Utimaco is a German technology company based in Aachen.

== History ==
=== 1983–1998: Early history ===
In 1983, Horst Görtz acquired the computer centre company Utilisation des Machines Comptables, and renamed it uti-maco software GmbH (an abbreviation of the original name).

In 1990, Utimaco moved from Frankfurt to Oberursel. One year later, Utimaco established its first subsidiary in the USA. In 1994, the company merged with the Austrian Safeware Ges.mbH in Linz and subsequently changed from a private company (GmbH) to a joint-stock corporation, the Utimaco Safeware AG.

Later that year, Utimaco took over the Dutch distributor D&R, which had been Utimaco's sales partner since 1988, and continued after the acquisition as a wholly owned subsidiary under the name Utimaco Safeware BV. Until 1998, further subsidiaries were founded in Austria and Belgium, France, Switzerland, United Kingdom, Norway, as well as in Sweden and Finland, and the US company Mergent International was acquired.

=== 1999–2010: IPO and acquisition through Sophos ===
Utimaco made its IPO in February 1999 as Utimaco Safeware AG at Neuer Markt, a segment of Deutsche Börse. Later that year, Utimaco took over the operating business of Kryptokom GmbH in Aachen.

In 2000, Utimaco introduced a card reader for online payments. In the same year, ACG and Utimaco founded the joint venture Omnikey AG. By 2000, the company's SafeGuard Easy software was used by companies and authorities like the Federal Bureau of Investigation (FBI), Deutsche Post AG and the Canada Customs and Revenue Agency, amongst others.

In 2001, Utimaco entered a partnership with Precise Biometrics, a European company in the field of biometrics. In 2002, the company was restructured. The business units Personal Device Security (PDS), Digital Transaction Security (DTS) and the system house for customer-specific security services — the core of former Kryptokom — were retained. The two business units Network Security and Security Modules were discontinued.

In 2008, Sophos announced to take over Utimaco through a voluntary public tender offering. By 2009, Sophos had acquired 92% of Utimaco's shares and subsequently established a profit and loss transfer and domination agreement. In 2012, Sophos conducted squeeze-out proceedings against the minority shareholders of Utimaco and delisted the company from the stock market. In the same year, the annual general meeting amended the Articles of Association and transferred the registered headquarters from Oberursel to Aachen.

=== 2011–present: LIMS misuse controversy and change of ownership ===
In 2011, Utimaco faced allegations of supplying Lawful Interception Management Systems (LIMS) to repressive regimes such as Iran and Syria, raising ethical concerns when their products were used by Iranian authorities to detain and torture a university student.
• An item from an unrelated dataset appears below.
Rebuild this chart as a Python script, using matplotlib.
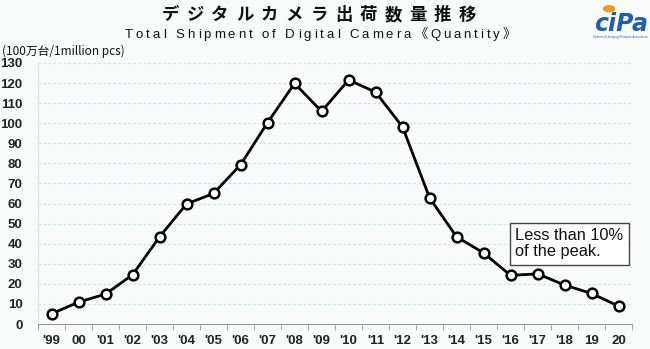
import matplotlib.pyplot as plt
from matplotlib.patches import Circle

years = ["'99", "00", "'01", "'02", "'03", "'04", "'05", "'06", "'07", "'08", "'09",
         "'10", "'11", "'12", "'13", "'14", "'15", "'16", "'17", "'18", "19", "20"]
shipments = [5.1, 10.9, 14.9, 24.5, 43.4, 59.8, 65.0, 79.3, 100.3, 119.8, 105.9,
             121.5, 115.5, 98.1, 62.8, 43.4, 35.4, 24.2, 25.0, 19.4, 15.2, 8.9]
y_ticks = list(range(0, 131, 10))
title_jp = 'デジタルカメラ出荷数量推移'
title_en = 'Total Shipment of Digital Camera《Quantity》'

W, H = 650, 349
bg = '#fafcfc'
fig = plt.figure(figsize=(W / 100, H / 100), dpi=100, facecolor=bg)
ax = fig.add_axes([0.0585, 0.0716, 0.914, 0.748], facecolor=bg)

x = range(len(years))
ax.plot(x, shipments, color='black', lw=2.0, marker='o', ms=7,
        mfc='white', mec='black', mew=1.8, zorder=5)

ax.set_xlim(-0.5, len(years) - 0.5)
ax.set_ylim(0, 130)
ax.set_yticks(y_ticks)
ax.set_yticklabels([str(v) for v in y_ticks], fontsize=9.5, color='#222222',
                   fontweight='bold', family='Liberation Sans')
ax.set_xticks(list(x))
ax.set_xticklabels(years, fontsize=9.5, color='#222222', fontweight='bold',
                   family='Liberation Sans')
ax.tick_params(axis='x', length=0, pad=8)
ax.tick_params(axis='y', length=0, pad=11)
ax.set_xticks([i - 0.5 for i in range(len(years) + 1)], minor=True)
ax.tick_params(axis='x', which='minor', length=4, color='#999999', direction='out')

for v in y_ticks[1:]:
    ax.axhline(v, color='#c8e6ea', lw=0.9, ls=(0, (2, 2)), zorder=1)

for s in ['top', 'right']:
    ax.spines[s].set_visible(False)
ax.spines['left'].set_color('#cfe7ec')
ax.spines['bottom'].set_color('#999999')

ax.text(17.17, 40, 'Less than 10%\nof the peak.', fontsize=11.8, va='center', ha='left',
        family='Liberation Sans', color='#111111', linespacing=1.1,
        bbox=dict(boxstyle='square,pad=0.32', fc='white', ec='#444444', lw=1.0), zorder=6)

jp = ['Noto Sans CJK JP', 'DejaVu Sans']
renderer = fig.canvas.get_renderer()


# letter-spaced (tracked) text between x0 and x1, in pixels
def tracked(text, x0, x1, y, **kw):
    items = []
    for ch in text:
        t = fig.text(0, 1 - y / H, ch, ha='left', va='center', **kw)
        w = t.get_window_extent(renderer).width
        if ch == ' ':
            w = kw['fontsize'] * 0.28 * 100 / 72
        items.append((t, w))
    extra = (x1 - x0 - sum(w for _, w in items)) / (len(items) - 1)
    pos = x0
    for t, w in items:
        t.set_x(pos / W)
        pos += w + extra


tracked(title_jp, 162, 476, 15, fontsize=12.5, fontweight='bold', family=jp, color='#111111')
tracked(title_en, 125, 516, 35, fontsize=9.5, family=['Liberation Sans', 'Noto Sans CJK JP'],
        color='#111111')

fig.text(0.003, 0.853, '(100万台/1million pcs)', fontsize=8.5, family=jp,
         ha='left', va='center', color='#111111')

# logo
fig.text(0.955, 0.932, 'ciPa', fontsize=17, fontweight='bold', style='italic',
         color='#1f5fae', ha='center', va='center', family='DejaVu Sans')
fig.patches.append(Circle((0.937, 0.975), 0.0085, transform=fig.transFigure,
                          color='#f39a2a', zorder=5))
fig.text(0.955, 0.895, 'Camera & Imaging Products Association', fontsize=2,
         color='#1f5fae', ha='center', va='center')

fig.savefig('out.png', dpi=100, facecolor=bg)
Following the controversy, in 2013 Sophos sold Utimaco to management and financial investors Pinova Capital GmbH (Munich) and BIP Capital Partners (Luxembourg), and since January 2017, the investment company EQT Partners has become an additional shareholder.

In 2014, Utimaco Safeware AG was dissolved, and in 2016, Utimaco Management GmbH was founded. Two years later, Utimaco acquired the US company Atalla and its product lines from Micro Focus International.

In February 2020, Utimaco announced the acquisition of Geobridge (Virginia, USA). In December 2020, Utimaco acquired UK-based MYHSM, a global provider of payment hardware security modules. In April 2021, Utimaco acquired exceet Secure Solutions GmbH, a provider of secure services for IT security and the Internet of Things (IoT). Furthermore, in May 2021, Utimaco acquired all shares in Realia Technologies, S.L. (Realsec), Madrid, Spain — a provider of hardware security modules — and the corresponding subsidiaries.

In August 2021, Utimaco was acquired by SGT Capital and finalised in early May 2022, after receiving all necessary clearances. Soon after, Utimaco acquired Celltick, a provider of public-warning and mass notification systems. In April 2023, Utimaco acquired conpal GmbH, a provider of IT security systems for protection of private data and authentication.

== Corporate structure ==
Since 2022, SGT Capital is the majority shareholder of the group and is complemented by the minority stake of Utimaco management, employees and EQT; alongside Bain Capital Credit and Tyrus Capital, as well as other institutional investors including Capital Dynamics, Commonfund, Flandrin Capital, University of Wisconsin Foundation, and UBS Global Wealth Management.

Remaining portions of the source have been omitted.